The AWS Athena billing model is primarily calculated from the volume of data scanned by each query. As such it it would behoove us to leverage a means to reduce data scanned; to which there exists a few options. In addition to realized cost savings, optimization techniques also serve to enhance query response performance.

Partitioning

By partitioning your data, you can decrease the amount of data scanned by each query, thus improving performance and reducing cost. AWS provides a decent explanation regarding partitioning data in Athena so I won’t reinvent the wheel.

However I will highlight the ability to perform, parition projection. With the use of partition projection, partition values and locations are calculated from configuration rather than read from a repository (like the AWS Glue Data Catalog.) For tables that are heavily parititoned this provides a performance increase as Athena avoid having to make a call to the AWS Glue Data Catalog. Additionally partition management is simplified as Athena is able to automatically build partitions itself from information provided within the partition projection configuration.

Compression

Secondly, AWS Athena supports reading several compressed data formats. This can be coupled with the compression capabilities inherent to AWS Kinesis Data Firehose.

Use Cases

Given the relatively cheap storage cost of S3 (especially when compared to venues such as EBS), S3 presents itself as an ideal solution for mid to long term log retention, or even scenarios where aggregated log volume may render traditional hot storage options as cost prohibitive.

WAF Logs

AWS provides example guidance on contstructing Athena tables for using with AWS WAF Logs.

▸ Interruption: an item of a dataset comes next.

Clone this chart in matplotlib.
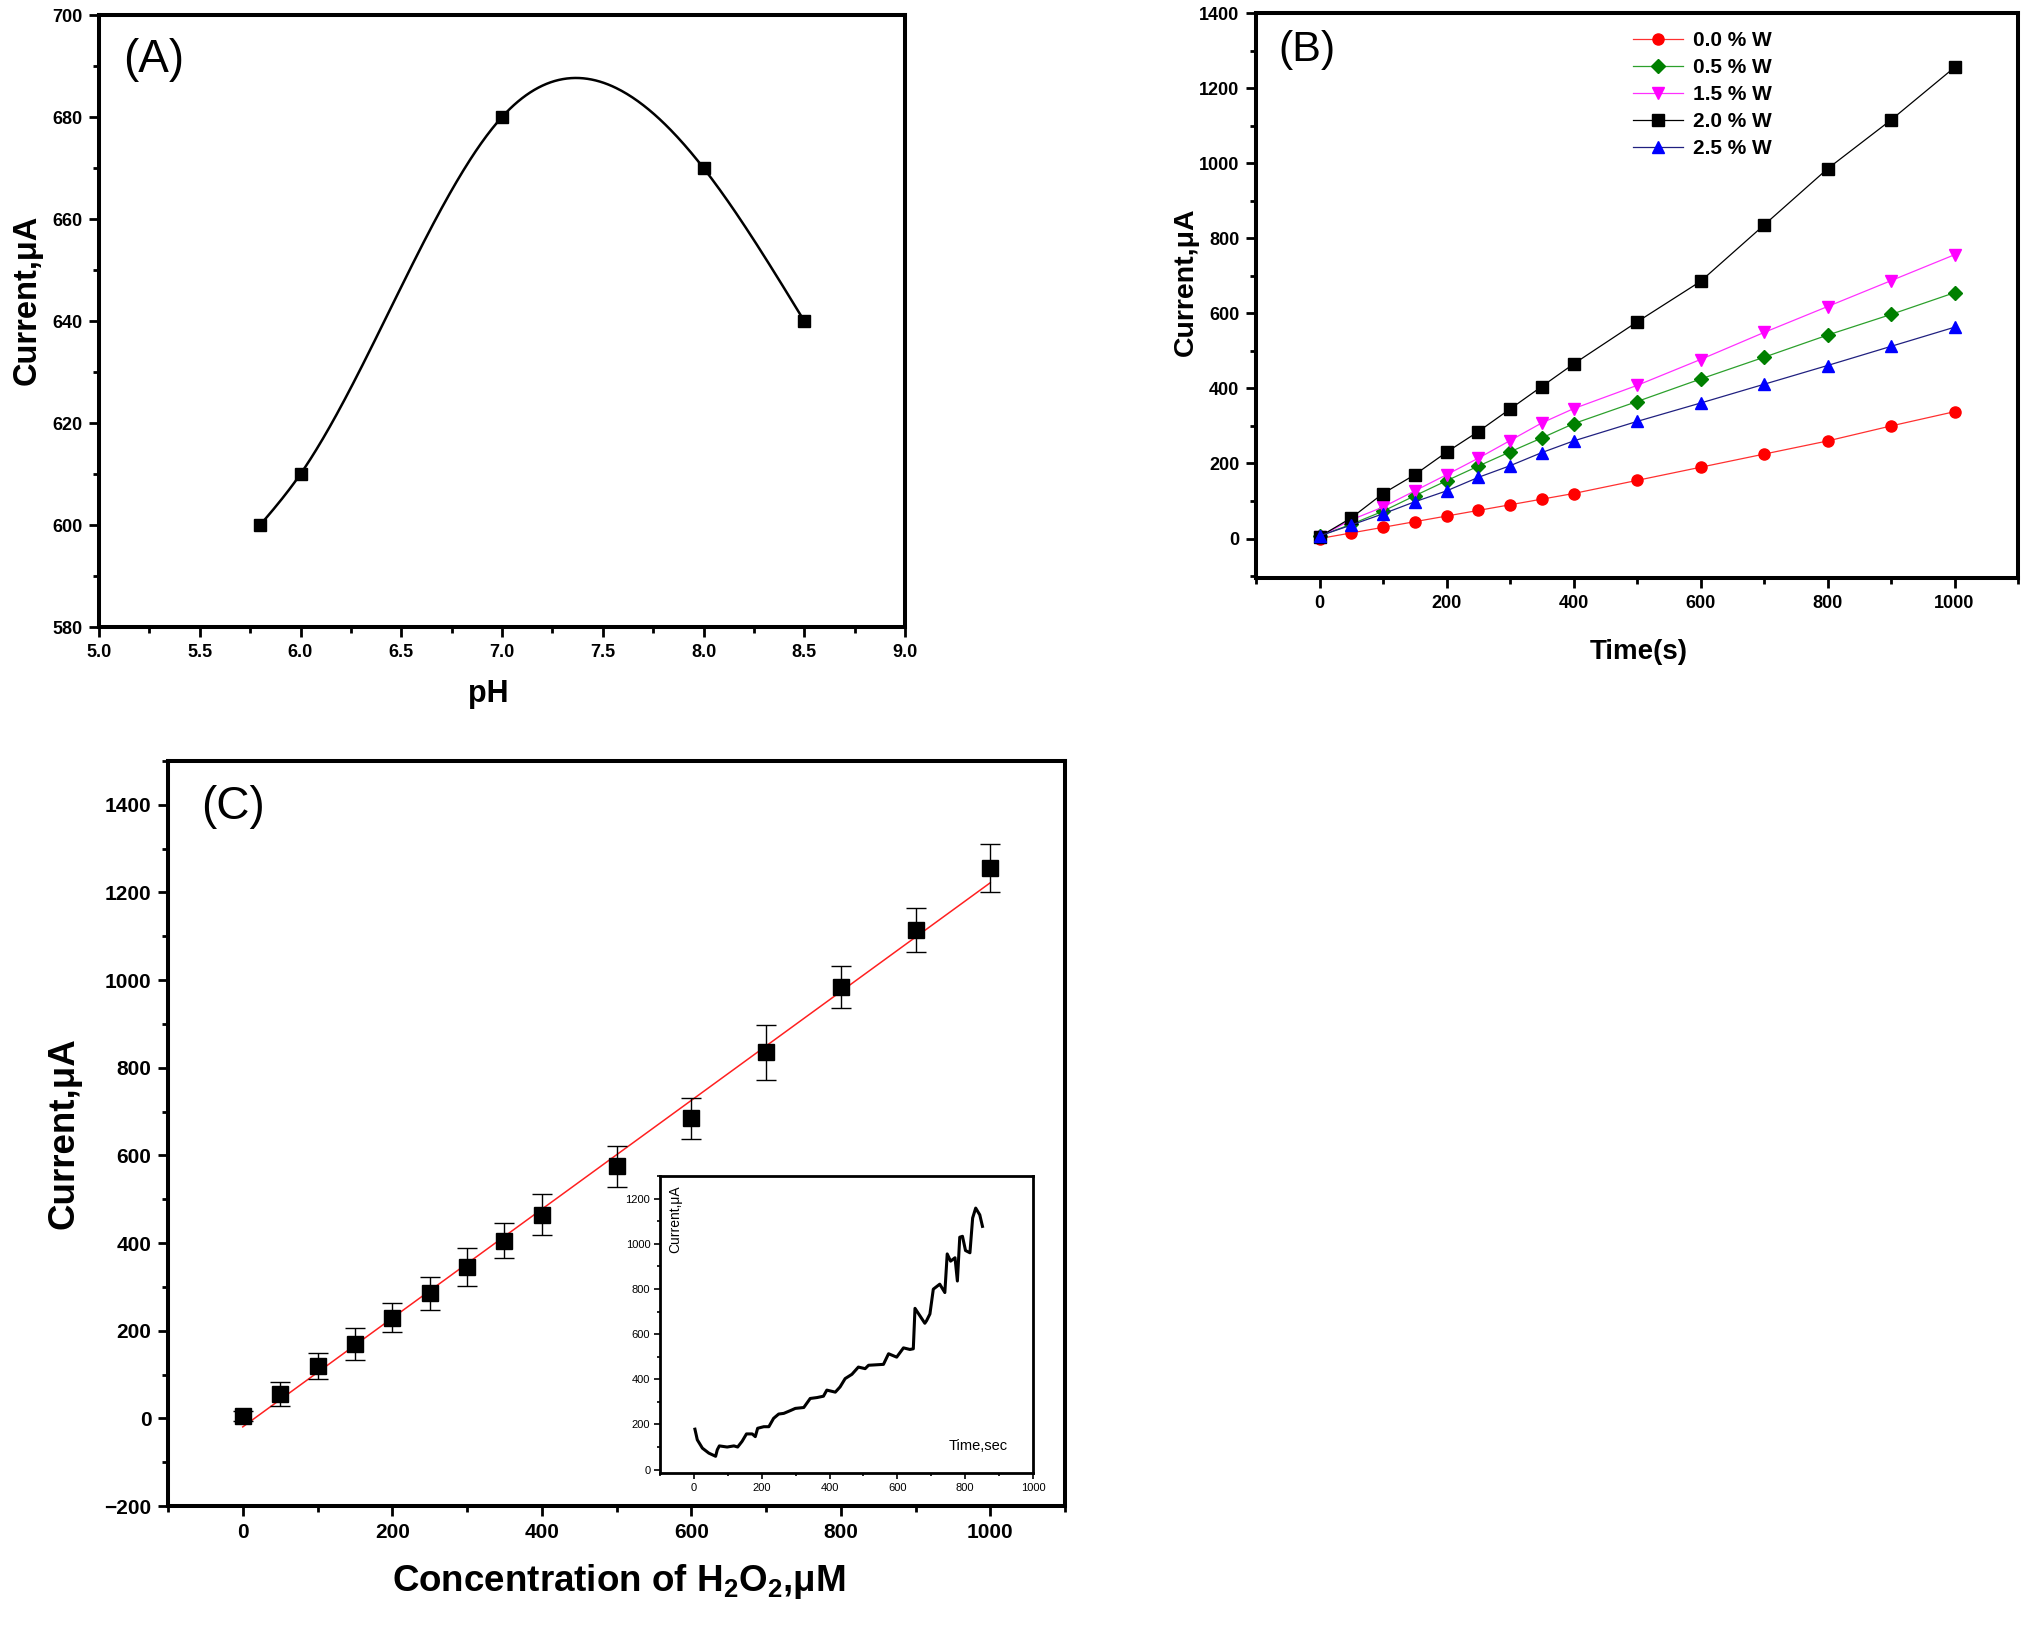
import numpy as np
import matplotlib
matplotlib.use("Agg")
import matplotlib.pyplot as plt
from matplotlib.ticker import MultipleLocator

plt.rcParams['font.family'] = ['Liberation Sans', 'DejaVu Sans']
plt.rcParams['mathtext.fontset'] = 'custom'
plt.rcParams['mathtext.rm'] = 'Liberation Sans'
plt.rcParams['mathtext.bf'] = 'Liberation Sans:bold'
plt.rcParams['mathtext.default'] = 'bf'

# ---------------- data ----------------
# Panel A
ph_values = [5.8, 6.0, 7.0, 8.0, 8.5]
ph_current = [600, 610, 680, 670, 640]

# Panel B
time_s = [0, 50, 100, 150, 200, 250, 300, 350, 400, 500, 600, 700, 800, 900, 1000]
cur_00W = [0, 15, 30, 45, 60, 75, 90, 105, 120, 155, 190, 225, 260, 300, 338]
cur_05W = [7, 38, 73, 114, 154, 193, 231, 268, 306, 365, 425, 483, 542, 597, 655]
cur_15W = [5, 50, 84, 127, 170, 214, 261, 308, 346, 408, 477, 549, 618, 687, 756]
cur_20W = [5, 55, 120, 170, 230, 285, 345, 405, 465, 577, 685, 835, 985, 1115, 1255]
cur_25W = [7, 36, 66, 98, 127, 163, 194, 229, 260, 312, 361, 411, 461, 512, 563]
legend_labels = ['0.0 % W', '0.5 % W', '1.5 % W', '2.0 % W', '2.5 % W']

# Panel C
conc_uM = [0, 50, 100, 150, 200, 250, 300, 350, 400, 500, 600, 700, 800, 900, 1000]
conc_current = [5, 55, 120, 170, 230, 285, 345, 405, 465, 575, 685, 835, 985, 1115, 1255]
conc_err = [12, 27, 30, 37, 33, 37, 44, 40, 47, 47, 47, 62, 48, 50, 55]

# Inset (amperometric trace)
inset_time = [3, 10, 25, 44, 64, 69, 75, 98, 118, 129, 142, 155, 172, 181, 188, 206, 221,
              235, 250, 265, 284, 299, 324, 343, 363, 382, 392, 417, 431, 446, 466, 485,
              505, 515, 559, 574, 598, 618, 637, 647, 652, 681, 686, 696, 706, 725, 740,
              747, 757, 770, 777, 784, 792, 801, 814, 822, 831, 843, 851]
inset_current = [179, 132, 95, 73, 59, 88, 105, 100, 105, 100, 125, 158, 158, 146, 183, 190,
                 190, 227, 246, 249, 261, 271, 275, 315, 319, 325, 352, 343, 366, 403, 422,
                 454, 447, 462, 466, 513, 498, 539, 532, 535, 714, 648, 659, 689, 799, 821,
                 784, 955, 923, 938, 835, 1029, 1033, 970, 960, 1114, 1158, 1128, 1077]


def natural_cubic_spline(x, y, xs):
    x = np.asarray(x, float); y = np.asarray(y, float)
    n = len(x)
    h = np.diff(x)
    d = np.diff(y) / h
    A = np.zeros((n, n)); r = np.zeros(n)
    A[0, 0] = 1; A[-1, -1] = 1
    for i in range(1, n - 1):
        A[i, i - 1] = h[i - 1]
        A[i, i] = 2 * (h[i - 1] + h[i])
        A[i, i + 1] = h[i]
        r[i] = 6 * (d[i] - d[i - 1])
    M = np.linalg.solve(A, r)
    out = np.empty_like(xs)
    for k, xv in enumerate(xs):
        i = min(max(np.searchsorted(x, xv) - 1, 0), n - 2)
        t = xv - x[i]
        b = d[i] - h[i] * (2 * M[i] + M[i + 1]) / 6
        out[k] = y[i] + b * t + M[i] / 2 * t ** 2 + (M[i + 1] - M[i]) / (6 * h[i]) * t ** 3
    return out


def style_axes(ax, fs, spw=2.9, maj=7, mnr=4, tw=2.0, pad=5, bold=True):
    for s in ax.spines.values():
        s.set_linewidth(spw)
    ax.tick_params(which='both', direction='out', top=False, right=False, width=tw)
    ax.tick_params(which='major', length=maj, labelsize=fs, pad=pad)
    ax.tick_params(which='minor', length=mnr)
    if bold:
        for lab in ax.get_xticklabels() + ax.get_yticklabels():
            lab.set_fontweight('bold')


fig = plt.figure(figsize=(20.32, 16.38), dpi=100)

# ---------------- Panel A ----------------
axA = fig.add_axes([99 / 2032, 1 - 627 / 1638, 806 / 2032, 612 / 1638])
xs = np.linspace(ph_values[0], ph_values[-1], 400)
axA.plot(xs, natural_cubic_spline(ph_values, ph_current, xs), color='black', lw=1.8)
axA.plot(ph_values, ph_current, 's', color='black', ms=9)
axA.set_xlim(5.0, 9.0)
axA.set_ylim(580, 700)
axA.xaxis.set_major_locator(MultipleLocator(0.5))
axA.xaxis.set_minor_locator(MultipleLocator(0.25))
axA.yaxis.set_major_locator(MultipleLocator(20))
axA.yaxis.set_minor_locator(MultipleLocator(10))
axA.xaxis.set_major_formatter(matplotlib.ticker.FormatStrFormatter('%.1f'))
style_axes(axA, 13)
axA.set_xlabel('pH', fontsize=22, fontweight='bold')
axA.set_ylabel('Current,μA', fontsize=23.5, fontweight='bold')
axA.xaxis.set_label_coords(0.483, -0.085)
axA.yaxis.set_label_coords(-0.07, 0.535)
axA.xaxis.label.set_va('top')
axA.text(0.03, 0.962, '(A)', transform=axA.transAxes, fontsize=33, va='top', ha='left')

# ---------------- Panel B ----------------
axB = fig.add_axes([1256 / 2032, 1 - 578 / 1638, 762 / 2032, 565 / 1638])
series = [cur_00W, cur_05W, cur_15W, cur_20W, cur_25W]
colors = ['#ff0000', '#008000', '#ff00ff', '#000000', '#0000ff']
line_colors = ['#ff3030', '#2ca02c', '#ff30ff', '#000000', '#202080']
markers = ['o', 'D', 'v', 's', '^']
msizes = [8, 7.5, 9, 8, 9]
for vals, c, lc, m, msz, lab in zip(series, colors, line_colors, markers, msizes, legend_labels):
    axB.plot(time_s, vals, color=lc, lw=0.9, marker=m, ms=msz, mfc=c, mec=c, label=lab)
axB.set_xlim(-100, 1100)
axB.set_ylim(-105, 1400)
axB.xaxis.set_major_locator(MultipleLocator(200))
axB.xaxis.set_minor_locator(MultipleLocator(100))
axB.yaxis.set_major_locator(MultipleLocator(200))
axB.yaxis.set_minor_locator(MultipleLocator(100))
style_axes(axB, 13)
axB.set_xlabel('Time(s)', fontsize=20, fontweight='bold')
axB.set_ylabel('Current,μA', fontsize=20.5, fontweight='bold')
axB.xaxis.set_label_coords(0.502, -0.108)
axB.xaxis.label.set_va('top')
axB.yaxis.set_label_coords(-0.075, 0.524)
axB.text(0.03, 0.97, '(B)', transform=axB.transAxes, fontsize=31, va='top', ha='left')
leg = axB.legend(loc='upper left', bbox_to_anchor=(0.478, 0.99), frameon=False,
                 prop={'size': 15, 'weight': 'bold'}, handlelength=2.4,
                 handletextpad=0.5, labelspacing=0.38, borderaxespad=0.2)

# ---------------- Panel C ----------------
axC = fig.add_axes([168 / 2032, 1 - 1506 / 1638, 897 / 2032, 745 / 1638])
slope, intercept = np.polyfit(conc_uM, conc_current, 1)
fx = np.array([conc_uM[0], conc_uM[-1]], float)
axC.plot(fx, slope * fx + intercept, color='#ff2020', lw=1.1, zorder=2)
axC.errorbar(conc_uM, conc_current, yerr=conc_err, fmt='s', color='black', ms=12,
             ecolor='black', elinewidth=1.0, capsize=7, capthick=1.0, zorder=3)
axC.set_xlim(-100, 1100)
axC.set_ylim(-200, 1500)
axC.xaxis.set_major_locator(MultipleLocator(200))
axC.xaxis.set_minor_locator(MultipleLocator(100))
axC.yaxis.set_major_locator(MultipleLocator(200))
axC.yaxis.set_minor_locator(MultipleLocator(100))
style_axes(axC, 15)
axC.set_xlabel('Concentration of H$_{2}$O$_{2}$,μM', fontsize=26.5, fontweight='bold')
axC.set_ylabel('Current,μA', fontsize=26.5, fontweight='bold')
axC.xaxis.set_label_coords(0.502, -0.075)
axC.xaxis.label.set_va('top')
axC.yaxis.set_label_coords(-0.096, 0.5)
axC.text(0.037, 0.968, '(C)', transform=axC.transAxes, fontsize=33, va='top', ha='left')

# ---------------- Inset ----------------
axI = fig.add_axes([660 / 2032, 1 - 1473 / 1638, 373 / 2032, 297 / 1638])
axI.plot(inset_time, inset_current, color='black', lw=2.2)
axI.set_xlim(-100, 1000)
axI.set_ylim(-15, 1300)
axI.xaxis.set_major_locator(MultipleLocator(200))
axI.xaxis.set_minor_locator(MultipleLocator(100))
axI.yaxis.set_major_locator(MultipleLocator(200))
axI.yaxis.set_minor_locator(MultipleLocator(100))
style_axes(axI, 8, spw=2.0, maj=4, mnr=2.5, tw=1.2, pad=3, bold=False)
axI.text(0.04, 0.97, 'Current,μA', transform=axI.transAxes, rotation=90,
         fontsize=10, va='top', ha='center')
axI.text(0.775, 0.077, 'Time,sec', transform=axI.transAxes, fontsize=10.5,
         va='baseline', ha='left')

fig.savefig('out.png', dpi=100)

This can be sufficient for most use cases, however there exists one caveat. In the event you’re evaluating behavior of rules in count mode (ie: nonterminating rules) the template provided by AWS does not reference the “ruleMatchDetails” field within the “nonTerminatingMatchingRules”, this information is useful when discovering why a given rule may have triggered a XSS or SQLi condition.

As an Example:

{"nonTerminatingMatchingRules":
        [{
            "ruleId":"RuleB-SQLi"
            ,"action":"COUNT"
            ,"ruleMatchDetails":
            [{
                "conditionType":"SQL_INJECTION"
                ,"location":"HEADER"
                ,"matchedData":[
                    "10"
                    ,"and"
                    ,"1"]
            }]
        }]
        ,"excludedRules":null
}

Create Table

CREATE EXTERNAL TABLE `waf_logs`(
  `timestamp` bigint COMMENT 'from deserializer', 
  `formatversion` int COMMENT 'from deserializer', 
  `webaclid` string COMMENT 'from deserializer', 
  `terminatingruleid` string COMMENT 'from deserializer', 
  `terminatingruletype` string COMMENT 'from deserializer', 
  `action` string COMMENT 'from deserializer', 
  `terminatingrulematchdetails` array<struct<conditiontype:string,location:string,matcheddata:array<string>>> COMMENT 'from deserializer', 
  `httpsourcename` string COMMENT 'from deserializer', 
  `httpsourceid` string COMMENT 'from deserializer', 
  `rulegrouplist` array<struct<rulegroupid:string,terminatingrule:struct<ruleid:string,action:string,rulematchdetails:string>,nonterminatingmatchingrules:array<struct<ruleid:string,action:string,rulematchdetails:array<struct<conditiontype:string,location:string,matcheddata:array<string>>>>>,excludedrules:string>> COMMENT 'from deserializer', 
  `ratebasedrulelist` array<struct<ratebasedruleid:string,limitkey:string,maxrateallowed:int>> COMMENT 'from deserializer', 
  `nonterminatingmatchingrules` array<struct<ruleid:string,action:string,rulematchdetails:array<struct<conditiontype:string,location:string,matcheddata:array<string>>>>> COMMENT 'from deserializer', 
  `requestheadersinserted` string COMMENT 'from deserializer', 
  `responsecodesent` string COMMENT 'from deserializer', 
  `httprequest` struct<clientip:string,country:string,headers:array<struct<name:string,value:string>>,uri:string,args:string,httpversion:string,httpmethod:string,requestid:string> COMMENT 'from deserializer', 
  `labels` array<struct<name:string>> COMMENT 'from deserializer')
PARTITIONED BY ( 
  `datestamp` string, 
  `webaclname` string)
ROW FORMAT SERDE 
  'org.openx.data.jsonserde.JsonSerDe' 
WITH SERDEPROPERTIES ( 
  'paths'='action,formatVersion,httpRequest,httpSourceId,httpSourceName,labels,nonTerminatingMatchingRules,rateBasedRuleList,requestHeadersInserted,responseCodeSent,ruleGroupList,terminatingRuleId,terminatingRuleMatchDetails,terminatingRuleType,timestamp,webaclId') 
STORED AS INPUTFORMAT 
  'org.apache.hadoop.mapred.TextInputFormat' 
OUTPUTFORMAT 
  'org.apache.hadoop.hive.ql.io.HiveIgnoreKeyTextOutputFormat'
LOCATION
  's3://waflogbucket/'
TBLPROPERTIES (
  'projection.datestamp.format'='yyyy/MM/dd/HH', 
  'projection.datestamp.interval'='1', 
  'projection.datestamp.interval.unit'='HOURS', 
  'projection.datestamp.range'='2021/01/01/00,NOW', 
  'projection.datestamp.type'='date', 
  'projection.enabled'='true', 
  'projection.webaclname.type'='injected', 
  'storage.location.template'='s3://waflogbucket/${webaclname}/${datestamp}')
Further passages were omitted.